Introduction to food systems governance

Before we begin discussing governance and actors in Southeast Asia, this article provides some background on changing food systems governance trends across the world over the past several decades, and the rise of non-state actors including the growing role of international supermarket chains. You can remind yourself of the different food system actors by referring back to the article Food system actors from Week 1.

Governance can be defined as a system of rules, authority and institutions that coordinate, manage or steer society. It includes government, but also markets, traditions and networks, and non-state actors such as businesses and civil society. The governance of food systems has changed dramatically over the last 50–60 years due to the liberalization of agricultural and financial markets that started in the 1980s. The food chain has been transformed and consolidated, and the state’s role has diminished.

This is not how things used to be. In the first decades after World War II, for example, the U.S. and Western Europe set out to boost agricultural commodity production through a combination of domestic subsidies and tariffs to keep out cheap imports.
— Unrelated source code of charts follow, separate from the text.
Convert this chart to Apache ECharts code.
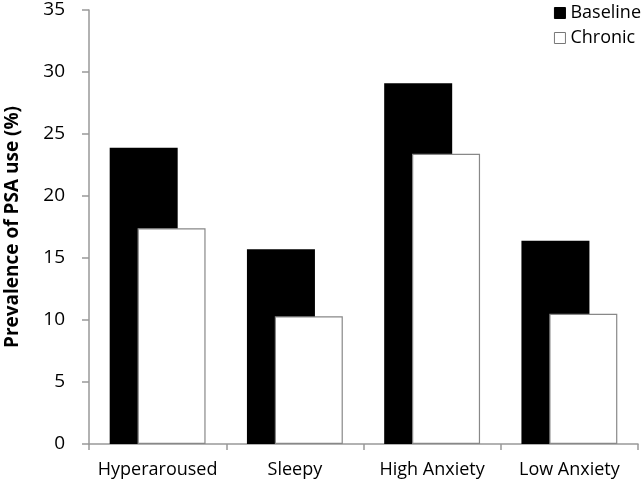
<!DOCTYPE html>
<html><head><meta charset="utf-8">
<script src="https://cdn.jsdelivr.net/npm/echarts@6/dist/echarts.min.js"></script>
<style>html,body{margin:0;padding:0;background:#fff}#c{width:643px;height:483px}</style>
</head><body><div id="c"></div>
<script>
const categories = ['Hyperaroused', 'Sleepy', 'High Anxiety', 'Low Anxiety'];
const baseline = [23.9, 15.7, 29.1, 16.4];
const chronic = [17.4, 10.3, 23.4, 10.5];
const yTicks = [0, 5, 10, 15, 20, 25, 30, 35];
const FONT = '"Open Sans", "Liberation Sans", sans-serif';
const chart = echarts.init(document.getElementById('c'));
chart.setOption({
  animation: false,
  textStyle: {fontFamily: FONT},
  grid: {left: 89, right: 5, top: 10, bottom: 39, containLabel: false, outerBoundsMode: 'none'},
  legend: {
    orient: 'vertical', right: -3, top: -1, itemWidth: 11, itemHeight: 11, itemGap: 7,
    icon: 'rect',
    textStyle: {fontSize: 18, color: '#000', fontFamily: FONT},
    data: [
      {name: 'Baseline', itemStyle: {color: '#000', borderColor: '#000', borderWidth: 1}},
      {name: 'Chronic', itemStyle: {color: '#fff', borderColor: '#777', borderWidth: 1}}
    ]
  },
  xAxis: {
    type: 'category', data: categories,
    axisLine: {lineStyle: {color: '#999', width: 1.5}},
    axisTick: {show: true, length: 6, lineStyle: {color: '#999', width: 1.5}},
    axisLabel: {fontSize: 18, color: '#000', margin: 17, fontFamily: FONT, interval: 0, hideOverlap: false}
  },
  yAxis: {
    type: 'value', min: yTicks[0], max: yTicks[yTicks.length - 1], interval: 5,
    name: 'Prevalence of PSA use (%)', nameLocation: 'middle', nameGap: 67,
    nameTextStyle: {fontSize: 19, fontWeight: 'bold', color: '#000', fontFamily: FONT},
    axisLine: {show: true, lineStyle: {color: '#999', width: 1.5}},
    axisTick: {show: true, length: 7, lineStyle: {color: '#999', width: 1.5}},
    splitLine: {show: false},
    axisLabel: {fontSize: 19, color: '#000', margin: 24, fontFamily: FONT}
  },
  series: [
    {name: 'Baseline', type: 'bar', data: baseline, barWidth: 68, barGap: '-59%',
     itemStyle: {color: '#000', borderColor: '#000', borderWidth: 0}},
    {name: 'Chronic', type: 'bar', data: chronic, barWidth: 68,
     itemStyle: {color: '#fff', borderColor: '#888', borderWidth: 1.2}}
  ]
});
</script></body></html>
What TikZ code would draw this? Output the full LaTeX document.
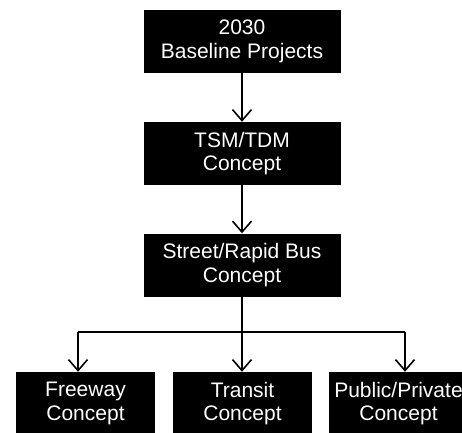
\documentclass[tikz,border=0pt]{standalone}
\usepackage{fontspec}
\setmainfont{Liberation Sans}
\usepackage{tikz}
\usetikzlibrary{arrows.meta}
\tikzset{
  concept/.style={fill=black,text=white,align=center,inner sep=0pt,
    minimum height=63pt,font=\fontsize{21}{23.5}\selectfont},
  topbox/.style={concept,minimum width=197pt},
  lowbox/.style={concept,minimum width=139pt},
  flow/.style={line width=1.6pt,-{Straight Barb[length=11pt,width=19pt,line width=1.6pt]}}
}

\begin{document}
\begin{tikzpicture}[x=1pt,y=1pt]
        \useasboundingbox(0,0) rectangle (462,432);
        \node[topbox](base) at (242,390.5) {2030\\Baseline Projects};
        \node[topbox](tsm) at (242,278.5) {TSM/TDM\\Concept};
        \node[topbox](street) at (242,167) {Street/Rapid Bus\\Concept};
        \node[lowbox](freeway) at (85.5,28.5) {Freeway\\Concept};
        \node[lowbox](transit) at (242.5,28.5) {Transit\\Concept};
        \node[lowbox](pubpriv) at (398.5,28.5) {Public/Private\\Concept};
        \coordinate(split) at (242,100);
        \coordinate(lft) at (78,100);
        \coordinate(rgt) at (405,100);
        \draw[flow](base)--(tsm);
        \draw[flow](tsm)--(street);
        \draw[line width=1.6pt](street.south)--(split);
        \draw[line width=1.6pt](lft)--(rgt);
        \draw[flow](lft)--(lft|-freeway.north);
        \draw[flow](split)--(split|-transit.north);
        \draw[flow](rgt)--(rgt|-pubpriv.north);
    \end{tikzpicture}
\end{document}
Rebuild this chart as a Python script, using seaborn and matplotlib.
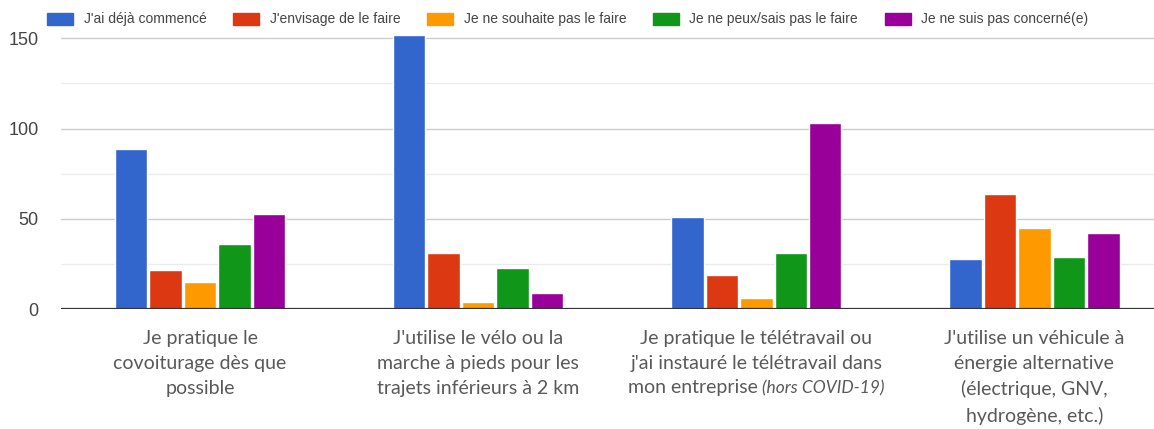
import pandas as pd
import numpy as np
import matplotlib.pyplot as plt
import seaborn as sns
from matplotlib.ticker import MultipleLocator


categories = [
    "Je pratique le\ncovoiturage dès que\npossible",
    "J'utilise le vélo ou la\nmarche à pieds pour les\ntrajets inférieurs à 2 km",
    "Je pratique le télétravail ou\nj'ai instauré le télétravail dans",
    "J'utilise un véhicule à\nénergie alternative\n(électrique, GNV,\nhydrogène, etc.)",
]
# last line of the 3rd label, with an italic part
ligne3_normal = "mon entreprise "
ligne3_italique = "(hors COVID-19)"
reponses = [
    "J'ai déjà commencé",
    "J'envisage de le faire",
    "Je ne souhaite pas le faire",
    "Je ne peux/sais pas le faire",
    "Je ne suis pas concerné(e)",
]
deja_commence = [89, 152, 51, 28]
envisage = [22, 31, 19, 64]
ne_souhaite_pas = [15, 4, 6, 45]
ne_peux_pas = [36, 23, 31, 29]
pas_concerne = [53, 9, 103, 42]
couleurs = ["#3366cc", "#dc3912", "#ff9900", "#109618", "#990099"]

series = [deja_commence, envisage, ne_souhaite_pas, ne_peux_pas, pas_concerne]
rows = []
for rep, vals in zip(reponses, series):
    for cat, v in zip(categories, vals):
        rows.append({"categorie": cat, "reponse": rep, "valeur": v})
df = pd.DataFrame(rows)

sns.set_style("white")
plt.rcParams["font.family"] = ["Liberation Sans", "DejaVu Sans"]

W, H = 1154, 429
fig = plt.figure(figsize=(W / 100, H / 100), dpi=100)
ax = fig.add_axes([61 / W, 1 - 309.3 / H, (W - 61) / W, 274.6 / H])

sns.barplot(data=df, x="categorie", y="valeur", hue="reponse", palette=couleurs,
            width=0.62, gap=0.06, ax=ax, legend=False, saturation=1)

ax.set_ylim(0, 152)
ax.set_xlim(-0.5, 3.43)
ax.yaxis.set_major_locator(MultipleLocator(50))
ax.yaxis.set_minor_locator(MultipleLocator(25))
ax.grid(axis="y", which="major", color="#cccccc", lw=1)
ax.grid(axis="y", which="minor", color="#ebebeb", lw=1)
ax.set_axisbelow(True)
ax.axhline(0, color="#333333", lw=1.6, zorder=5)
for s in ax.spines.values():
    s.set_visible(False)

ax.set_xlabel("")
ax.set_ylabel("")
ax.tick_params(axis="y", which="both", length=0, pad=16, labelsize=13, labelcolor="#444444")
ax.tick_params(axis="x", length=0, pad=15)
xfont = dict(family="Lato", size=14, color="#595959")
for lab in ax.get_xticklabels():
    lab.set_fontfamily(xfont["family"])
    lab.set_fontsize(xfont["size"])
    lab.set_color(xfont["color"])
    lab.set_linespacing(1.55)
    lab.set_va("top")

handles = [plt.Rectangle((0, 0), 1, 1, facecolor=c, edgecolor=c) for c in couleurs]
fig.legend(handles, reponses, loc="center", bbox_to_anchor=(0.492, 0.955), ncol=5,
           frameon=False, fontsize=10, handlelength=1.9, handleheight=0.95,
           handletextpad=0.75, columnspacing=1.9, labelcolor="#444444")

# third line of the 3rd category label: normal + italic, centred under the tick
fig.canvas.draw()
r = fig.canvas.get_renderer()
bb3 = ax.get_xticklabels()[2].get_window_extent(r)
t1 = fig.text(0, 0, ligne3_normal, ha="left", va="top", **xfont)
t2 = fig.text(0, 0, ligne3_italique, ha="left", va="top", style="italic",
              family="Lato", size=12.5, color="#595959")
w1 = t1.get_window_extent(r).width
w2 = t2.get_window_extent(r).width
cx = ax.transData.transform((2, 0))[0]
ytop = bb3.y0 - 7
x0 = cx - (w1 + w2) / 2
t1.set_position((x0 / W, ytop / H))
t2.set_position(((x0 + w1) / W, (ytop - 2) / H))

fig.savefig("out.png", dpi=100)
In communist countries, food production was state-run. And in several Asian countries, the Green Revolution, a systematic effort to increase cereal productivity through science and technology, with international funding, transformed agriculture.

As productivity in developed countries rose rapidly, large surpluses of subsidized commodities depressed world prices in the 1970s and 1980s. Distortions to global markets, trade disputes, and the growing cost of subsidies led to a push to liberalize agriculture, with the General Agreement on Tariffs and Trade/World Trade Organization (GATT/WTO) serving as the international forum to discuss and agree on agricultural trade-related issues. At the same time, deregulation of financial markets enabled increased foreign direct investment (FDI) by increasingly large, consolidated corporations at multiple levels in the food supply chain. In developing countries, this was facilitated by privatization.

Over the last decades, governments’ focus has shifted from managing production levels to setting standards for food safety; animal, plant and human health; sustainability; and social and labour standards. Private standards have emerged as well: some focused only on raw materials, others also on processing and manufacturing. This includes certification of organic products, Fairtrade, and many other voluntary standards that have become important drivers of change in the global food supply chain.

Food supply systems are increasingly driven by consumer preferences, which are heavily influenced by food marketing and media and fuelled by income increases and urbanization. There is growing demand for processed and differentiated products. At the same time, the cost of meeting government standards, combined with new technologies, has favoured consolidation all along the food chain. Firms have also sought a competitive advantage by applying governance mechanisms of their own, such as contracts and standards (to steer suppliers toward meeting the quality demanded by the market). The effect has been a greater weight of the downstream segments in the food supply chain’s power balance.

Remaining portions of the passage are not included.